Generational differences in distress, attitudes and incivility among nurses
Article first published online: 4 OCT 2010
© 2010 The Authors. Journal compilation © 2010 Blackwell Publishing Ltd
Journal of Nursing Management
Special Issue: This issue: Positive Working Relationships Matter for Better Nurse and Patient Outcomes Issue editor: Heather K. Spence Laschinger
Volume 18, Issue 8, pages 970–980, November 2010
How to Cite
LEITER, M. P., PRICE, S. L. and SPENCE LASCHINGER, H. K. (2010), Generational differences in distress, attitudes and incivility among nurses. Journal of Nursing Management, 18: 970–980. doi: 10.1111/j.1365-2834.2010.01168.x
- Issue published online: 15 NOV 2010
- Article first published online: 4 OCT 2010
- Accepted for publication: 21 July 2010
leiter m.p., price s.l. & spence laschinger h.k. (2010) Journal of Nursing Management 18, 970–980 Generational differences in distress, attitudes and incivility among nurses
Aims The first research objective was to replicate the finding of Leiter et al. [(2008)Journal of Nursing Management, 16, 100–109.] of Generation X nurses (n = 338) reporting higher levels of distress than Baby Boomer nurses (n = 139). The second objective was to test whether Generation X nurses reported more negative social environments at work than did Baby Boomer nurses.

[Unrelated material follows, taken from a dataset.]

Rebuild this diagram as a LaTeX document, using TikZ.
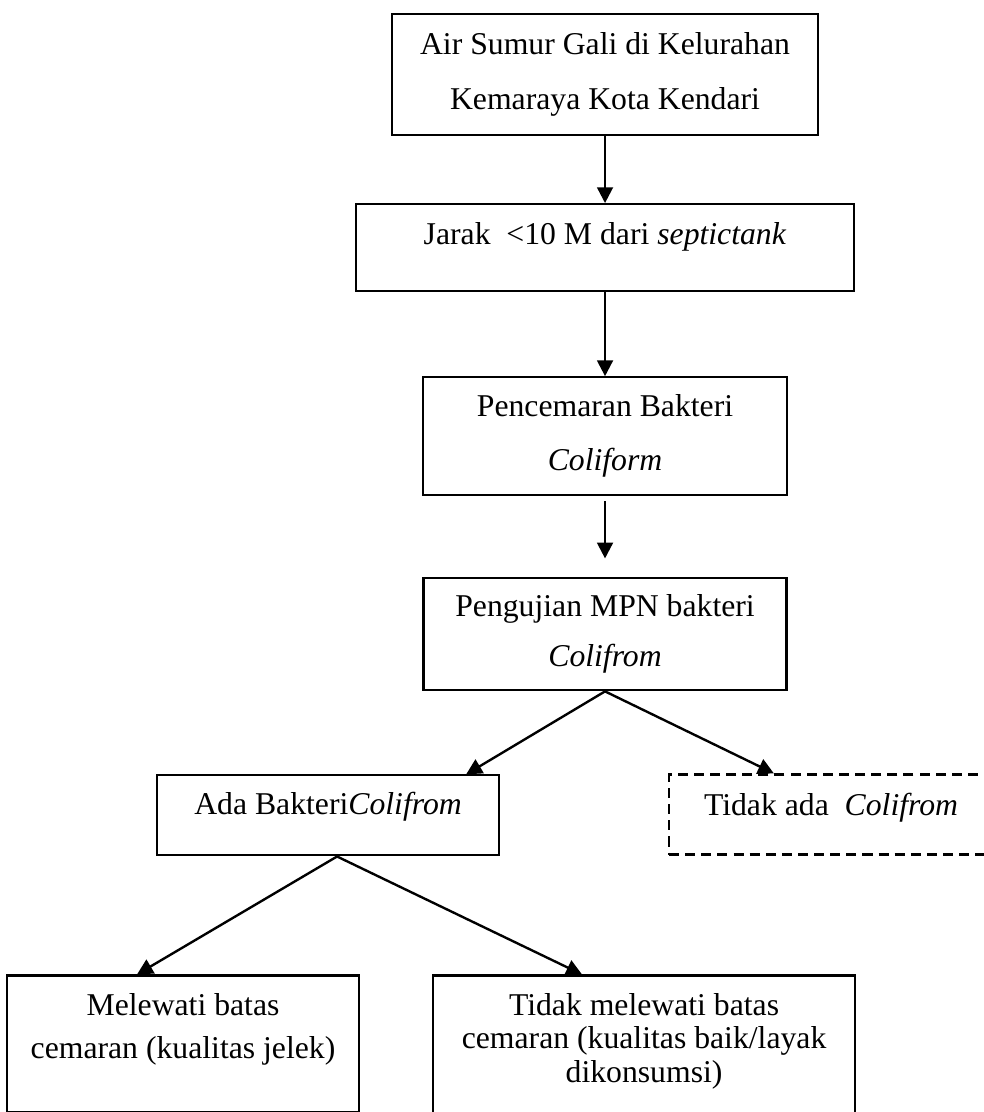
\documentclass[tikz,border=0pt]{standalone}
\usepackage{fontspec}
\setmainfont{Liberation Serif}
\usepackage{tikz}
\usetikzlibrary{arrows.meta, positioning}
\tikzset{
  box/.style={rectangle, draw=black, line width=0.8pt, align=center, inner xsep=2pt, inner ysep=0pt, font=\fontsize{12}{14.4}\selectfont},
  dashbox/.style={box, dash pattern=on 3.8pt off 2.3pt, line width=0.9pt},
  arrow/.style={-{Triangle[length=0.21cm, width=0.21cm]}, line width=0.9pt},
}
\begin{document}
\begin{tikzpicture}
  \useasboundingbox (0,0) rectangle (13.087,-14.790);
  \node[box, anchor=north, minimum width=5.666cm, minimum height=1.609cm] (air) at (8.047,-0.173) {Air Sumur Gali di Kelurahan\\[6.4pt]Kemaraya Kota Kendari};
  \node[box, below=0.891cm of air, minimum width=6.623cm, text height=0.532cm, text depth=0.625cm] (jarak) {Jarak\ \ <10 M dari \textit{septictank}};
  \node[box, below=1.117cm of jarak, minimum width=4.841cm, minimum height=1.569cm] (cemar) {Pencemaran Bakteri\\[6pt]\textit{Coliform}};
  \node[box, below=1.077cm of cemar, minimum width=4.828cm, minimum height=1.490cm] (uji) {Pengujian MPN bakteri\\[4.5pt]\textit{Colifrom}};
  \node[box, below=1.104cm of uji, xshift=-3.684cm, minimum width=4.549cm, text height=0.519cm, text depth=0.545cm] (ada) {Ada Bakteri\textit{Colifrom}};
  \node[dashbox, below=1.091cm of uji, xshift=3.006cm, minimum width=4.309cm, text height=0.545cm, text depth=0.519cm] (tidakada) {Tidak ada\ \ \textit{Colifrom}};
  \node[box, below=1.569cm of ada, xshift=-1.929cm, minimum width=4.682cm, minimum height=1.822cm] (lewat) {Melewati batas\\[1.9pt]cemaran (kualitas jelek)\\[-0.9pt]\mbox{}};
  \node[box, below=1.569cm of ada, xshift=4.203cm, minimum width=5.613cm, minimum height=1.995cm] (taklewat) {Tidak melewati batas\\[-1.8pt]cemaran (kualitas baik/layak\\[-1.8pt]dikonsumsi)\\[-4.9pt]\mbox{}};

  \draw[arrow] (air) -- (jarak);
  \draw[arrow] (jarak) -- (cemar);
  \draw[arrow, shorten <=0.067cm, shorten >=0.25cm] (cemar) -- (uji);
  \draw[arrow] (uji.south) -- ([xshift=-0.452cm]ada.north east);
  \draw[arrow] (uji.south) -- ([xshift=1.41cm]tidakada.north west);
  \draw[arrow] ([xshift=0.12cm]ada.south) -- ([xshift=-0.612cm]lewat.north);
  \draw[arrow] ([xshift=0.12cm]ada.south) -- ([xshift=-0.825cm]taklewat.north);
\end{tikzpicture}
\end{document}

Background Negative social environments can influence the quality of work and the experience of distress for nurses. Generational differences in the experience of distress and collegiality have implications for the establishment of healthy workplaces, recruitment and retention.
Methods A questionnaire survey of nurses was organized by generation. Analyses of variance contrasted the scores on burnout, turnover intention, physical symptoms, supervisor incivility, coworker incivility and team civility.

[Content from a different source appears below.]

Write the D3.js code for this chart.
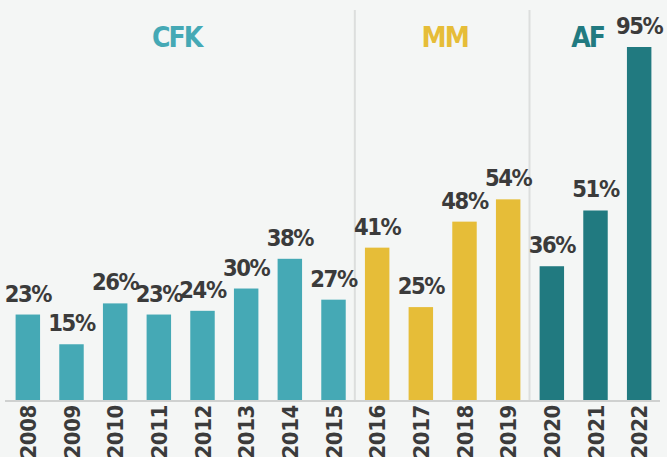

Results The results confirmed the hypotheses of Generation X nurses reporting more negative experiences than did Baby Boomer nurses on all measures.
Conclusions The negative quality of social encounters at work contributes to nurses’ experience of distress and suggest conflicts of values with the dominant culture of their workplaces.
Implications for Nursing Management Proactive initiatives to enhance the quality of collegiality can contribute to retention strategies. Building collegiality across generations can be especially useful.